=== Provided data ===

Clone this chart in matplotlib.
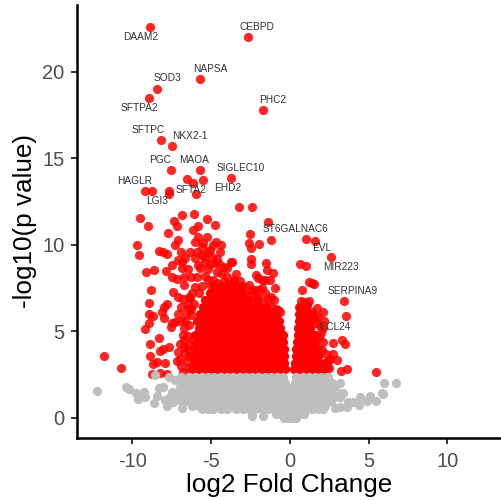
import matplotlib
matplotlib.use("Agg")
import matplotlib.pyplot as plt

plt.rcParams['font.family'] = ['Liberation Sans', 'DejaVu Sans']
plt.rcParams['axes.unicode_minus'] = False

gene_names = ["DAAM2","CEBPD","NAPSA","SOD3","SFTPA2","PHC2","SFTPC","NKX2-1","PGC","MAOA",
              "SIGLEC10","HAGLR","SFTA2","EHD2","LGI3","ST6GALNAC6","EVL","MIR223","SERPINA9","CCL24"]
gene_x = [-8.87,-2.69,-5.69,-8.44,-8.95,-1.71,-8.19,-7.47,-7.58,-5.69,
          -3.75,-9.23,-5.99,-5.5,-7.68,-1.4,1.57,2.6,3.43,2.12]
gene_y = [22.58,22.04,19.61,19.03,18.5,17.8,16.07,15.72,14.34,14.32,
          13.87,13.12,12.95,13.74,12.95,11.31,10.25,9.32,6.78,5.18]

sparse_red = [
 (-6.56,13.8),(-6.14,13.58),(-7.66,13.14),(-8.78,13.1),(-3.22,12.21),(-2.41,12.21),
 (-9.54,11.54),(-8.99,11.08),(-9.71,10.0),(-9.6,9.4),(-9.16,8.42),(-8.65,8.55),(-8.84,7.42),
 (-8.95,6.67),(-8.95,6.01),(-8.72,5.9),(-8.97,5.51),(-9.2,5.14),(-8.34,4.6),(-8.86,4.3),
 (-8.91,3.58),(-8.72,3.12),(-8.42,3.22),(-7.93,3.18),(-8.25,3.89),(-8.04,3.99),(-7.68,4.1),
 (-8.76,2.54),(-8.25,2.58),(-7.83,2.54),(-11.83,3.58),(-10.71,2.89),(-7.34,11.41),(-7.17,11.1),
 (-6.83,11.71),(-6.07,11.77),(-5.29,11.5),(-4.76,11.17),(-7.74,10.69),(-6.13,10.87),(-5.82,11.08),
 (-7.13,10.29),(-7.28,10.02),(-5.86,10.44),(-5.29,10.48),(-6.03,10.15),(-4.7,10.19),(-4.36,10.02),
 (-8.29,9.67),(-8.04,9.61),(-7.79,9.48),(-6.92,9.61),(-6.35,9.57),(-5.61,9.9),(-5.08,9.71),
 (-4.44,9.57),(-7.09,9.15),(-6.66,9.23),(-5.46,9.32),(-4.97,9.32),(-7.51,8.82),(-6.88,9.04),
 (-6.03,9.23),(-5.82,8.84),(-4.76,8.98),(-3.74,9.0),(-3.98,8.69),(-7.89,8.48),(-6.88,8.65),
 (-6.45,8.59),(-5.71,8.65),(-7.51,8.13),(-7.19,8.05),(-6.73,8.13),(-6.3,8.13),(-5.88,8.13),
 (-5.39,8.21),(-6.71,7.69),(-6.03,7.55),(-4.65,8.46),(-4.86,7.98),(-4.02,8.13),(-3.55,7.88),
 (-3.07,7.63),(-7.4,7.28),(-7.09,7.01),(-6.77,6.86),(-6.35,6.92),(-7.83,6.59),(-8.0,6.43),
 (-6.43,6.34),(-8.1,6.11),(-7.98,5.8),(-7.09,6.03),(-7.51,5.51),(-7.57,5.28),(-7.3,5.57),
 (-6.66,5.61),(-6.71,5.18),(-6.45,4.76),(-6.28,5.95),(-6.98,4.26),(-6.73,4.12),(-7.09,3.83),
 (-6.66,3.74),(-7.19,3.31),(-6.56,3.31),(-6.77,2.68),(-6.13,4.51),(-6.03,3.93),(-6.03,3.16),
 (-2.52,10.65),(-2.6,10.1),(-2.48,9.84),(-1.95,10.08),(-1.21,10.27),(-3.7,9.0),(-2.46,9.19),
 (-2.5,8.88),(-1.55,8.98),(-1.48,8.55),(-1.1,8.36),(-2.16,8.26),(-2.01,8.07),(-1.59,7.98),
 (-1.27,7.98),(-3.56,7.98),(-3.07,7.63),(-2.5,7.4),(-1.8,7.49),(-1.59,7.2),(-0.95,7.49),
 (-2.75,7.11),(-2.22,7.01),(-1.23,7.01),(-1.02,6.82),(-1.69,6.72),(-0.74,6.24),(-0.64,6.15),
 (-3.39,7.4),(1.02,10.35),(0.63,8.88),(1.02,8.8),(1.21,7.88),(1.38,7.82),(1.54,7.74),(0.76,7.42),
 (3.53,5.88),(3.32,4.51),(3.49,4.26),(2.75,4.31),(1.69,6.38),(2.12,6.11),(1.8,5.86),(2.18,5.6),
 (1.65,5.47),(1.21,6.78),(0.7,6.76),(1.86,4.66),(2.75,3.7),(2.96,3.35),(2.54,3.39),(2.33,2.87),
 (3.24,2.73),(3.6,2.85),(5.44,2.66),(2.01,3.93),
 (-5.2,8.0),(-5.6,7.6),(-5.0,7.6),(-4.6,7.8),(-4.2,7.9),(-3.8,7.7),(-3.4,7.5),(-4.4,8.4),(-5.2,8.6),
 (-5.4,9.0),(-5.1,8.9),(-5.6,9.4),(-5.2,9.6),(-5.9,9.6),(-5.5,10.1),(-4.9,10.0),(-6.4,7.0),(-6.1,6.6),
 (-5.8,7.2),(-6.2,7.2),(-6.5,6.5),(-6.6,6.0),(-6.4,5.4),(-6.4,4.2),(-6.4,3.6),(-6.4,2.9),
 (-3.2,7.9),(-2.9,7.2),(-2.6,7.7),(-2.3,7.4),(-2.0,7.4),(-1.4,6.9),(-1.5,6.4),(-1.2,6.4),(-0.9,6.3),
 (-2.0,7.0),(-1.8,8.0),
 (0.9,6.7),(1.1,6.5),(0.6,6.4),(1.4,6.1),(1.6,5.8),(1.9,5.3),(2.0,4.9),(2.1,4.4),(2.3,3.7),(2.4,3.3),
 (2.5,2.9),(2.2,3.1),
 (-6.8,4.8),(-6.7,4.5),(-6.9,5.6),(-6.9,6.4),(-6.3,6.3),(-7.0,3.4),(-6.9,3.0),(-6.5,4.0),
 (-4.5,8.9),(-4.2,8.7),(-4.6,9.2),(-3.4,8.3),
]
sparse_red_x = [p[0] for p in sparse_red]
sparse_red_y = [p[1] for p in sparse_red]

dense_red_rows = {
 2.8: [-6.2,-5.8,-5.4,-5.0,-4.6,-4.2,-3.8,-3.4,-3.0,-2.6,-2.2,-1.8,-1.4,-1.0,-0.6,-0.33,0.28,0.6,1.0,1.4,1.8,2.1],
 3.2: [-6.0,-5.6,-5.2,-4.8,-4.4,-4.0,-3.6,-3.2,-2.8,-2.4,-2.0,-1.6,-1.2,-0.8,-0.36,0.32,0.7,1.1,1.5,1.9,2.2],
 3.6: [-6.2,-5.8,-5.4,-5.0,-4.6,-4.2,-3.8,-3.4,-3.0,-2.6,-2.2,-1.8,-1.4,-1.0,-0.6,-0.38,0.36,0.6,1.0,1.4,1.8],
 4.0: [-6.0,-5.6,-5.2,-4.8,-4.4,-4.0,-3.6,-3.2,-2.8,-2.4,-2.0,-1.6,-1.2,-0.8,-0.4,0.4,0.7,1.1,1.5,1.8],
 4.4: [-5.9,-5.5,-5.1,-4.7,-4.3,-3.9,-3.5,-3.1,-2.7,-2.3,-1.9,-1.5,-1.1,-0.7,-0.42,0.44,0.8,1.2,1.6],
 4.8: [-6.0,-5.6,-5.2,-4.8,-4.4,-4.0,-3.6,-3.2,-2.8,-2.4,-2.0,-1.6,-1.2,-0.8,-0.45,0.48,0.8,1.2,1.6],
 5.2: [-5.8,-5.4,-5.0,-4.6,-4.2,-3.8,-3.4,-3.0,-2.6,-2.2,-1.8,-1.4,-1.0,-0.6,0.5,0.9,1.3],
 5.6: [-5.9,-5.5,-5.1,-4.7,-4.3,-3.9,-3.5,-3.1,-2.7,-2.3,-1.9,-1.5,-1.1,-0.7,0.55,0.9,1.3],
 6.0: [-5.7,-5.3,-4.9,-4.5,-4.1,-3.7,-3.3,-2.9,-2.5,-2.1,-1.7,-1.3,-0.9,0.6,1.0,1.35],
 6.4: [-5.5,-5.1,-4.7,-4.3,-3.9,-3.5,-3.1,-2.7,-2.3,-1.9,-1.5,0.65,1.0],
 6.8: [-5.4,-5.0,-4.6,-4.2,-3.8,-3.4,-3.0,-2.6,-2.1],
 7.2: [-5.1,-4.7,-4.3,-3.9,-3.5,-3.1],
 7.6: [-4.8,-4.4,-4.0],
}

gray_rows = {
 2.34: [-6.9,-6.4,-6.0,-5.6,-5.2,-4.8,-4.4,-4.0,-3.6,-3.2,-2.8,-2.4,-2.0,-1.6,-1.2,-0.8,-0.45,0.4,0.8,1.2,1.6,2.0,2.4],
 2.0: [-7.0,-6.6,-6.2,-5.8,-5.4,-5.0,-4.6,-4.2,-3.8,-3.4,-3.0,-2.6,-2.2,-1.8,-1.4,-1.0,-0.6,-0.3,0.3,0.6,1.0,1.4,1.8,2.2,2.7],
 1.75: [-7.0,-6.4,-6.0,-5.6,-5.2,-4.8,-4.4,-4.0,-3.6,-3.2,-2.8,-2.4,-2.0,-1.6,-1.2,-0.8,-0.4,0.0,0.4,0.8,1.2,1.6,2.0,2.4,2.8],
 1.5: [-7.5,-7.1,-6.6,-6.2,-5.8,-5.4,-5.0,-4.6,-4.2,-3.8,-3.4,-3.0,-2.6,-2.2,-1.8,-1.4,-1.0,-0.6,-0.2,0.2,0.6,1.0,1.4,1.8,2.2,2.6,3.0],
 1.2: [-7.6,-7.2,-6.8,-6.4,-6.0,-5.6,-5.2,-4.8,-4.4,-4.0,-3.6,-3.2,-2.8,-2.4,-2.0,-1.6,-1.2,-0.8,-0.4,0.0,0.4,0.8,1.2,1.6,2.0,2.4,2.8,3.2],
 0.95: [-6.9,-6.6,-6.2,-5.8,-5.4,-5.0,-4.6,-4.2,-3.8,-3.4,-3.0,-2.6,-2.2,-1.8,-1.4,-1.0,-0.6,-0.2,0.2,0.6,1.0,1.4,1.8,2.2,2.6],
 0.7: [-6.2,-5.8,-5.4,-5.0,-4.6,-4.2,-3.8,-3.4,-3.0,-2.6,-2.2,-1.8,-1.4,-1.0,-0.6,-0.2,0.2,0.6,1.0,1.4,1.8,2.2],
 0.5: [-5.6,-5.2,-4.9,-4.4,-4.0,-3.4,-3.0,-2.6,-2.2,-1.8,-1.4,-1.0,-0.6,-0.2,0.2,0.6,1.0,1.4,1.8,2.1],
 0.25: [-0.9,-0.6,-0.3,0.0,0.3,0.6,0.9],
 0.0: [-0.4,-0.15,0.15,0.4],
}
sparse_gray = [
 (-12.25,1.58),(-10.41,1.77),(-10.2,1.66),(-9.77,1.43),(-9.27,1.52),(-9.63,1.1),(-9.18,1.23),
 (-8.63,.89),(-8.46,1.27),(-8.29,1.72),(-7.93,1.04),(-7.83,.71),(-8.04,1.81),(-8.57,2.49),
 (-7.4,.94),(-6.83,.6),(-7.3,2.2),(-7.66,2.39),(-2.41,.12),(-1.73,.12),(5.99,2.04),(6.71,2.04),
 (5.82,1.46),(5.93,1.41),(5.46,1.0),(5.08,1.27),(4.87,1.0),(4.45,1.2),(4.41,.75),(4.02,.94),
 (3.71,.94),(3.6,.66),(3.18,.66),(2.86,.56),(3.39,1.43),(3.18,2.0),
]

label_offsets = [(-10,-10),(9,10),(10,10),(10,11),(-10,-10),(10,10),(-13,10),(18,10),(-10,10),(-6,10),
                 (10,10),(-10,10),(-5,4),(24,-8),(-12,-7),(28,-7),(7,-7),(10,-10),(9,10),(12,1)]

x_ticks = [-10,-5,0,5,10]
y_ticks = [0,5,10,15,20]

fig = plt.figure(figsize=(5.01,5.0), dpi=100)
ax = fig.add_axes([77/501, 1-438/500, (501-77)/501, (438-5)/500])

red = '#ff0000'
gray = '#bebebe'
ms = 44
dx = [x for y, xs in dense_red_rows.items() for x in xs]
dy = [y for y, xs in dense_red_rows.items() for x in xs]
ax.scatter(sparse_red_x + gene_x, sparse_red_y + gene_y, s=ms, c=red, alpha=0.85, linewidths=0, zorder=2)
ax.scatter(dx, dy, s=ms, c=red, alpha=1.0, linewidths=0, zorder=2)
gx = [x for y, xs in gray_rows.items() for x in xs] + [p[0] for p in sparse_gray]
gy = [y for y, xs in gray_rows.items() for x in xs] + [p[1] for p in sparse_gray]
ax.scatter(gx, gy, s=ms, c=gray, alpha=1.0, linewidths=0, zorder=3)

for name, x, y, off in zip(gene_names, gene_x, gene_y, label_offsets):
    ax.annotate(name, xy=(x, y), xytext=off, textcoords='offset pixels', ha='center', va='center',
                fontsize=7.3, color='#333333', zorder=4)

ax.set_xlim(-13.52, 13.4)
ax.set_ylim(-1.16, 23.87)
ax.set_xticks(x_ticks)
ax.set_xticklabels([str(t) for t in x_ticks])
ax.set_yticks(y_ticks)
ax.spines['top'].set_visible(False)
ax.spines['right'].set_visible(False)
ax.spines['left'].set_linewidth(1.8)
ax.spines['bottom'].set_linewidth(1.8)
ax.tick_params(length=4, width=1.4, color='#333333', labelcolor='#4d4d4d', labelsize=14.5)
ax.tick_params(axis='x', pad=6)
ax.tick_params(axis='y', pad=5)
ax.set_xlabel('log2 Fold Change', fontsize=18.8, color='black', labelpad=1.5)
ax.set_ylabel('-log10(p value)', fontsize=18.8, color='black', labelpad=4)
fig.savefig('out.png', dpi=100)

===

# Task description
Return each line that includes "matplotlib".

# Task response
Clone this chart in matplotlib.
import matplotlib
matplotlib.use("Agg")
import matplotlib.pyplot as plt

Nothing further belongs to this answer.